Tuition: $650 if payment is received before July 1; $675 after July 1.
Registration deadline: Applications will be accepted through August 1 or until the class fills up.
Required texts: ****I am still fine-tuning my book list. I'll decide on a definitive list by March 1, along with details about a summer reading assignment. For now though, here's what you can expect.****
- The Art of the Personal Essay, edited by Phillip Lopate
- A Poetry Handbook, by Mary Oliver
- One play (probably Shakespeare, but to be determined)
- One memoir or work of journalism (to be determined)
- Two novels (to be determined)
- One graphic novel or graphic memoir (to be determined)
NOTE: "Graphic novel" and "graphic memoir" are basically fancy terms for long comic books, or stories composed of both words and images. (Here's a good overview, courtesy of Wikipedia.) It doesn't mean the books necessarily feature adult content. Some do, but certainly not all, and I will choose works appropriate for advanced high schooler readers.
Students will choose at least two additional books to read and discuss in independent book clubs.
I will also provide a selection of short stories, poems, comics, and essays in PDF form.

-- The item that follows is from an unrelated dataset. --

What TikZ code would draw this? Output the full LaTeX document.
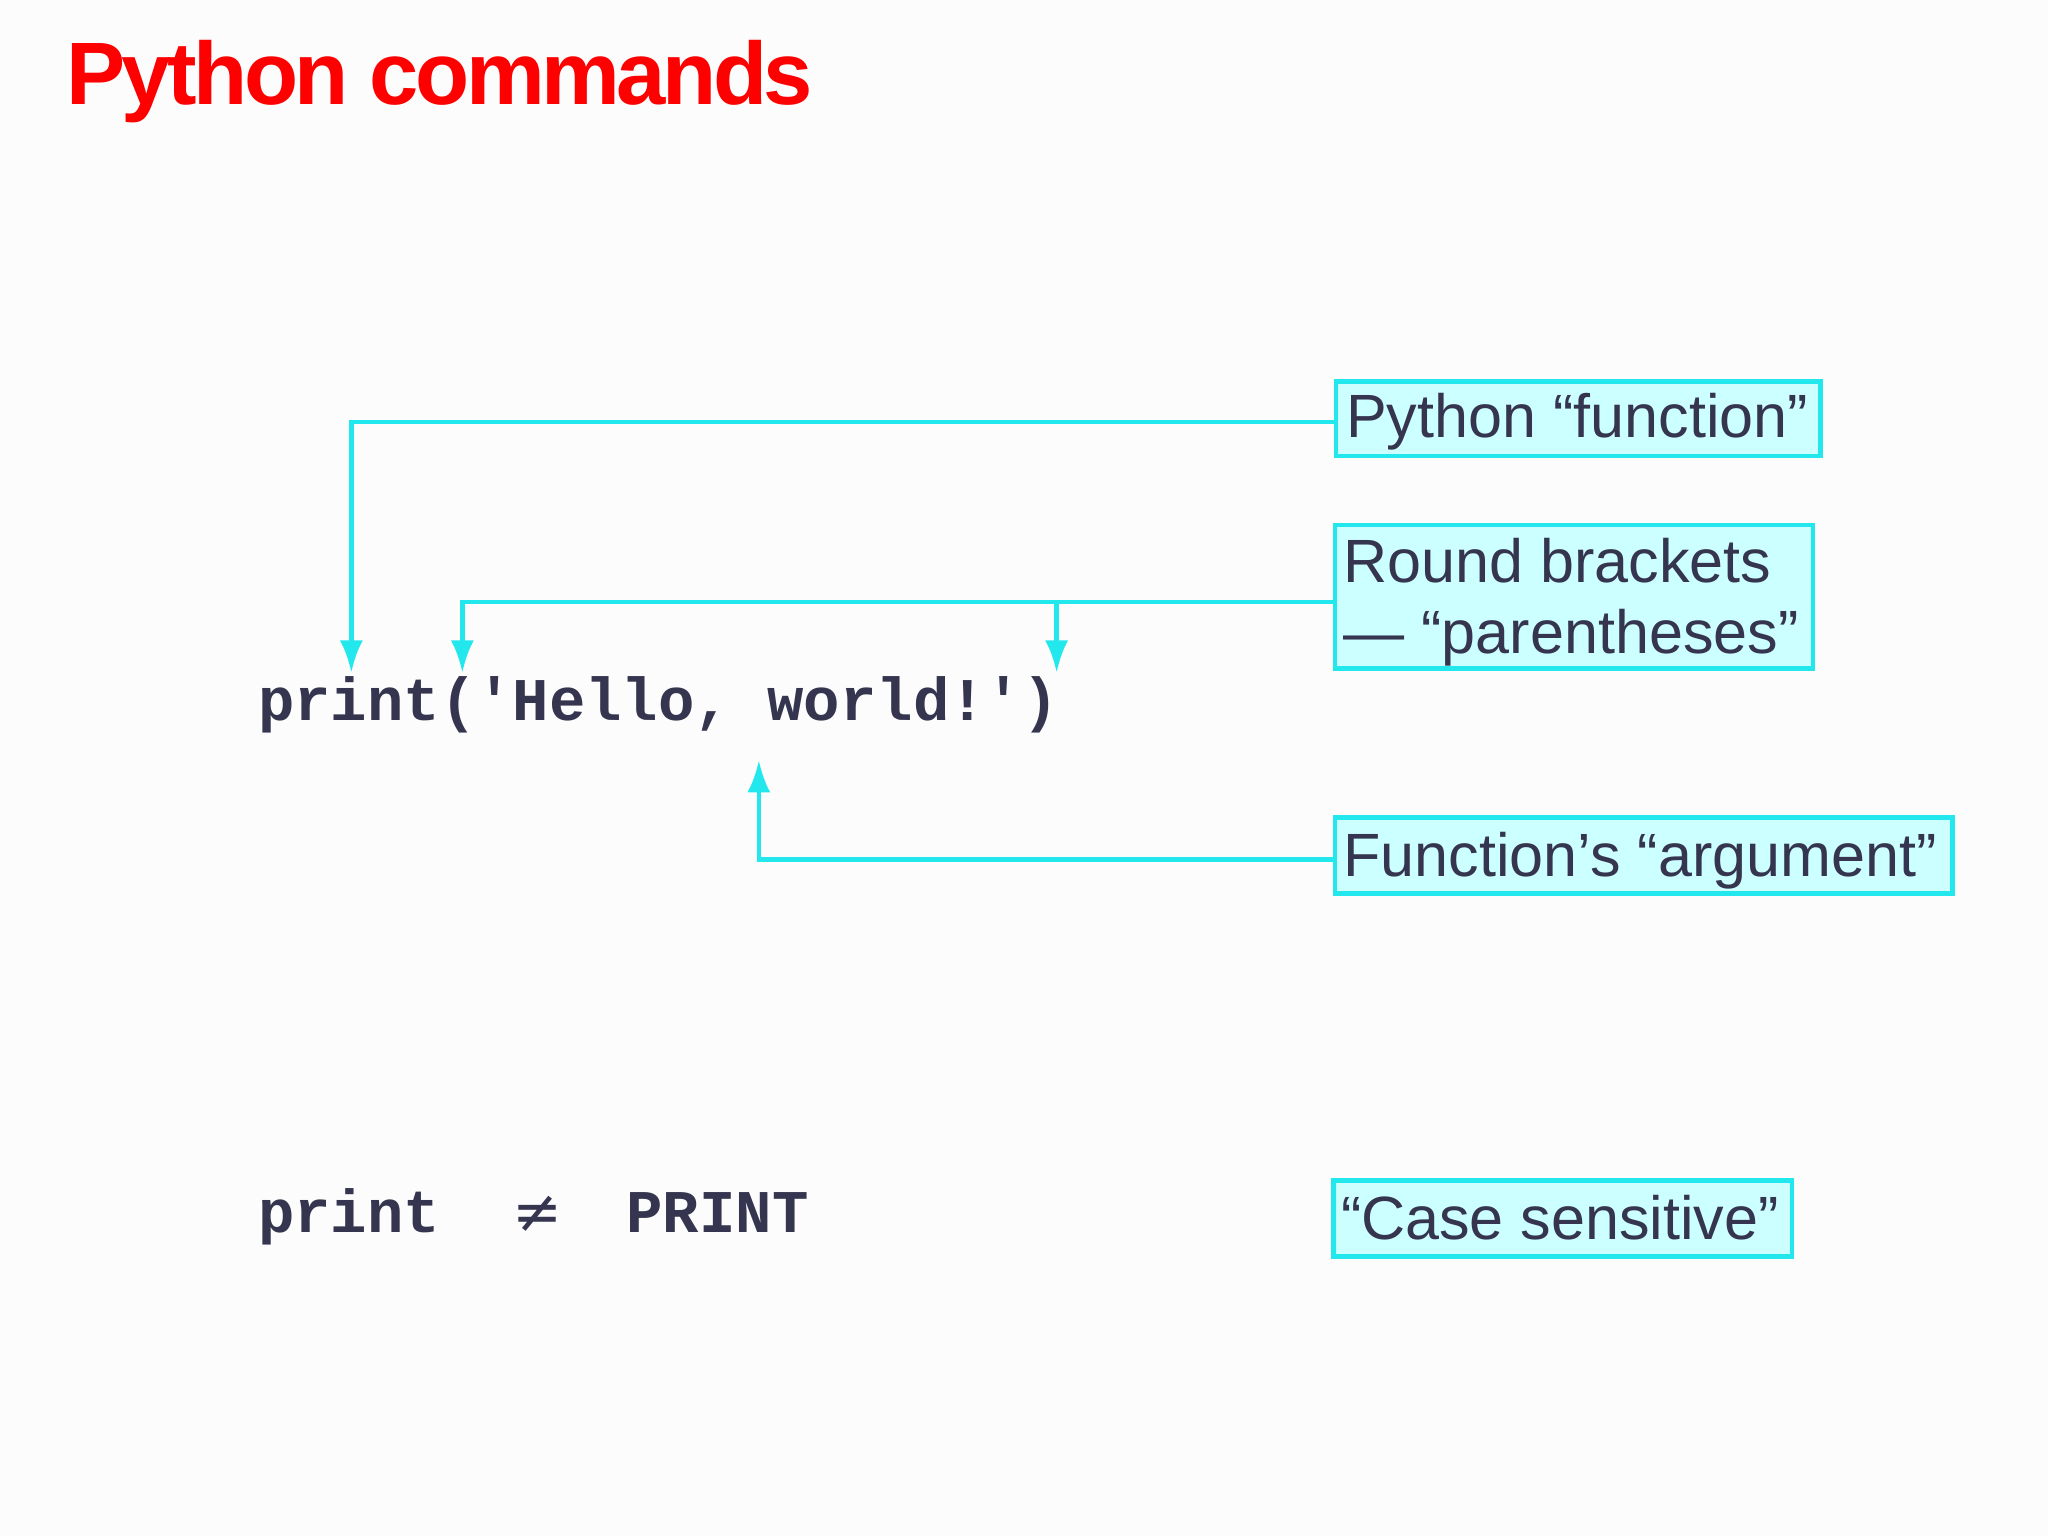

Instructor Qualifications: This is my first year teaching Honors English Language Arts, though I've been teaching with PA Homeschoolers since 2017. I've worked with Maya Inspektor as a co-teacher for her AP English Literature class the last four years. I also co-taught AP English Language with her last year. I graduated from the University of Georgia in 2016 with degrees in English and Cognitive Science. I also have a master's degree in journalism from the University of Missouri, where I worked as a teaching assistant in practical, hands-on journalism classes. I've also reported and edited for several newspapers in Missouri, and I still work part-time as an independent journalist. I love helping students to learn and grow as writers. I'm also a former homeschooler and took many classes through PAH! Finally, I own more books than I can possibly read in the near-future, but (for some reason) I continue to frequent bookstores!